Seventy five percent of Israeli Jews support the evacuation of unauthorized outposts in the West Bank, with 57% saying that they would even support the use of force in such evacuations and 18% saying that they would support the government on the issue if the evacuations come following an agreement with the settlers. Only 25% said that they opposed any removal of outposts, according to a study conducted by the Institute for National Security Studies and released for publication today. The Public Opinion Survey on National Security Issues also found that 58% of Israeli Jews supported the continued expansion of West Bank settlements. However, only 17% supported further growth over the green line if such activity “will result in a confrontation with the United States.” 42% of the public opposed all construction in settlements.
The survey found that Jewish backing for a Palestinian state has been steadily declining since it peaked at 60% in 2006. This year’s survey found that 53% of Jewish Israelis accepted the establishment of a Palestinian state alongside Israel. Still, the survey drew a distinction between a solution based on a “Palestinian state” and a solution based on the formula “two states for two peoples.”
The survey also found that support for the “two states for two peoples” formula has been consistently above 60% in the past few years, with 64% voicing support for such a solution to the conflict in 2009.
According to the survey, Israelis were reluctant to accept a return to the 1967 borders and the evacuation of all West Bank settlements. The study found that only 15% were willing to entertain the possibility of a full pullout, up from 14% in 2007. Some 43% were willing to accept the evacuation of “small and isolated settlements” in return for peace, as opposed to 45% in 2007.
The survey, which was conducted during the first three weeks of May 2009, also gauged the public’s stance regarding engagement with Hamas.

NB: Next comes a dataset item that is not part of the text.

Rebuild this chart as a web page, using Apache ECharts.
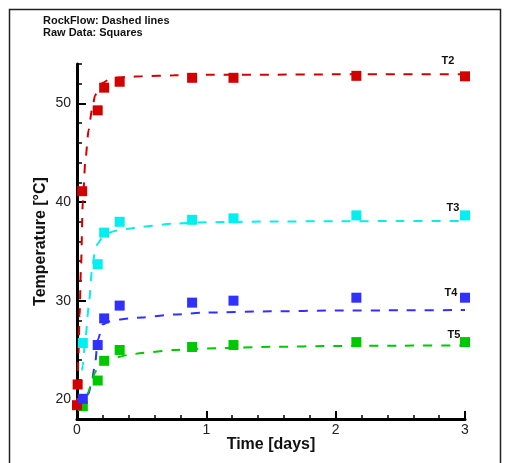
<!DOCTYPE html>
<html>
<head>
<meta charset="utf-8">
<script src="https://cdn.jsdelivr.net/npm/echarts@6/dist/echarts.min.js"></script>
<style>
  html, body { margin: 0; padding: 0; background: #fff; }
  #chart { width: 518px; height: 463px; }
</style>
</head>
<body>
<div id="chart"></div>
<script>
// Measured temperatures (squares), time in days
const rawTimeT2 = [0, 0.005, 0.04, 0.16, 0.21, 0.33, 0.89, 1.21, 2.16, 3.0];
const rawT2 = [19.4, 21.5, 41.1, 49.3, 51.6, 52.2, 52.6, 52.6, 52.8, 52.75];
const rawTime = [0.045, 0.16, 0.21, 0.33, 0.89, 1.21, 2.16, 3.0];
const rawT3 = [25.7, 33.7, 36.9, 38.0, 38.2, 38.35, 38.65, 38.65];
const rawT4 = [20.05, 25.5, 28.2, 29.5, 29.8, 30.0, 30.3, 30.3];
const rawT5 = [19.3, 21.9, 23.9, 25.0, 25.3, 25.5, 25.8, 25.8];

// RockFlow model results (dashed lines)
const modelTime = [0, 0.01, 0.02, 0.03, 0.045, 0.065, 0.09, 0.115, 0.14, 0.16, 0.2, 0.25, 0.3, 0.4, 0.5, 0.75, 1, 1.5, 2, 2.5, 3];
const modelT2 = [19.2, 24, 28.5, 33, 40, 44.3, 47.3, 49.3, 50.8, 51.4, 52.1, 52.45, 52.6, 52.7, 52.75, 52.85, 52.9, 52.92, 52.95, 52.95, 52.97];
const modelT3 = [19.3, 19.8, 20.5, 21.5, 23.5, 26.2, 29.3, 33.0, 35.1, 35.8, 36.5, 36.9, 37.1, 37.3, 37.5, 37.8, 37.95, 38.03, 38.06, 38.07, 38.08];
const modelT4 = [19.2, 19.2, 19.25, 19.3, 19.4, 19.6, 20.6, 21.9, 23.6, 26.0, 27.6, 27.9, 28.05, 28.2, 28.3, 28.6, 28.8, 28.92, 29.0, 29.02, 29.05];
const modelT5 = [19.0, 19.05, 19.1, 19.2, 19.4, 19.8, 20.8, 21.9, 22.7, 23.3, 23.85, 24.1, 24.25, 24.5, 24.7, 25.0, 25.15, 25.32, 25.4, 25.44, 25.46];

// Axis ticks
const yMajorTicks = [20, 30, 40, 50];

const colors = { T2: '#d40000', T3: '#00f0f0', T4: '#3030ff', T5: '#00c800' };
const labelOffsets = { T2: [-17, -15], T3: [-12, -7], T4: [-14, -5], T5: [-11, -7] };

function pairs(xs, ys) {
  return xs.map((x, i) => [x, ys[i]]);
}

function modelSeries(name, values) {
  return {
    name: name + ' model',
    type: 'line',
    data: pairs(modelTime, values),
    showSymbol: false,
    symbol: 'none',
    smooth: 0.25,
    smoothMonotone: 'x',
    lineStyle: { color: colors[name], width: 2, type: [9, 9] },
    z: 2,
    silent: true
  };
}

function rawSeries(name, times, values, z) {
  const data = pairs(times, values).map((p, i, arr) => {
    if (i !== arr.length - 1) return p;
    return {
      value: p,
      label: {
        show: true,
        formatter: name,
        position: 'inside',
        offset: labelOffsets[name],
        color: '#111',
        fontFamily: 'Liberation Sans, Arial, sans-serif',
        fontWeight: 'bold',
        fontSize: 11
      }
    };
  });
  return {
    name: name,
    type: 'scatter',
    data: data,
    symbol: 'rect',
    symbolSize: 10,
    itemStyle: { color: colors[name], opacity: 1 },
    clip: false,
    z: z,
    silent: true
  };
}

const chart = echarts.init(document.getElementById('chart'), null, { renderer: 'canvas' });

const axisFont = 'Liberation Sans, Arial, sans-serif';

chart.setOption({
  animation: false,
  backgroundColor: '#fff',
  textStyle: { fontFamily: axisFont },
  graphic: [
    {
      type: 'rect',
      shape: { x: 9.5, y: 9.5, width: 491, height: 470 },
      style: { fill: 'none', stroke: '#222', lineWidth: 1.5 },
      silent: true
    },
    {
      type: 'text',
      left: 43, top: 15,
      style: { text: 'RockFlow: Dashed lines', font: 'bold 11px ' + axisFont, fill: '#111' }
    },
    {
      type: 'text',
      left: 43, top: 27,
      style: { text: 'Raw Data: Squares', font: 'bold 11px ' + axisFont, fill: '#111' }
    }
  ],
  grid: { left: 77, right: 53, top: 64, bottom: 44, containLabel: false },
  xAxis: {
    type: 'value',
    min: 0, max: 3, interval: 1,
    name: 'Time [days]',
    nameLocation: 'middle',
    nameGap: 18,
    nameMoveOverlap: false,
    nameTextStyle: { fontFamily: axisFont, fontWeight: 'bold', fontSize: 16, color: '#111', verticalAlign: 'top' },
    axisLine: { show: true, onZero: false, lineStyle: { color: '#000', width: 3 } },
    axisTick: { show: true, inside: true, length: 8, lineStyle: { color: '#000', width: 2 } },
    minorTick: { show: true, splitNumber: 5, length: 4, lineStyle: { color: '#000', width: 1.5 } },
    axisLabel: { fontFamily: axisFont, fontSize: 14, color: '#222', margin: 4 },
    splitLine: { show: false },
    minorSplitLine: { show: false }
  },
  yAxis: [
    {
      type: 'value',
      min: 18, max: 54,
      name: 'Temperature [°C]',
      nameLocation: 'middle',
      nameGap: 28,
      nameMoveOverlap: false,
      nameRotate: 90,
      nameTextStyle: { fontFamily: axisFont, fontWeight: 'bold', fontSize: 16, color: '#111', verticalAlign: 'bottom' },
      axisLine: { show: true, onZero: false, lineStyle: { color: '#000', width: 3 } },
      axisTick: { show: true, inside: true, length: 9, customValues: yMajorTicks, lineStyle: { color: '#000', width: 2 } },
      axisLabel: { fontFamily: axisFont, fontSize: 14, color: '#222', margin: 6, customValues: yMajorTicks },
      splitLine: { show: false }
    },
    {
      type: 'value',
      min: 18, max: 54, interval: 2,
      position: 'left',
      axisLine: { show: false },
      axisTick: { show: true, inside: true, length: 5, lineStyle: { color: '#000', width: 1.5 } },
      axisLabel: { show: false },
      splitLine: { show: false }
    }
  ],
  series: [
    modelSeries('T2', modelT2),
    modelSeries('T3', modelT3),
    modelSeries('T4', modelT4),
    modelSeries('T5', modelT5),
    rawSeries('T5', rawTime, rawT5, 3),
    rawSeries('T2', rawTimeT2, rawT2, 4),
    rawSeries('T3', rawTime, rawT3, 4),
    rawSeries('T4', rawTime, rawT4, 5)
  ]
});
</script>
</body>
</html>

Only 18% of the respondents expressed support for dialogue – direct and indirect – with the Islamic rulers of the Gaza Strip. All in all, 72% supported continued military pressure on Hamas, including 33% who were in favor of toppling the Hamas government “even by occupying the entire Gaza Strip.” The remaining 10% supported the continuation of the Gaza blockade.
Regarding the nuclear threat from Teheran, the survey found that 59% of Jewish Israelis support a military strike against the Iranian nuclear facilities if Israel were to determine that the Islamic republic has obtained nuclear weapons.
Forty-one percent, on the other hand, said “Israel should use all the diplomatic means available to dismantle Iran’s nuclear capability but avoid a military attack.”
Still, only 21% said that they believed that Iran would “attack Israel with nuclear weapons with the goal of Israel’s destruction,” and only 3% said that they would leave the country if Teheran obtained such capabilities. Eight percent said they would “consider” emigrating from Israel if faced by a concrete nuclear threat from Iran.
The study also found that the Israel public is broadly opposed to a withdrawal from the Golan Heights in exchange for peace with Syria, with only 3% of respondents coming out in favor of ceding the entire territory. A vast majority, 60%, opposes any withdrawal from the plateau, and 20% stated that they were “willing to return the Golan to Syrian sovereignty but leave the Israeli settlements on the Golan.”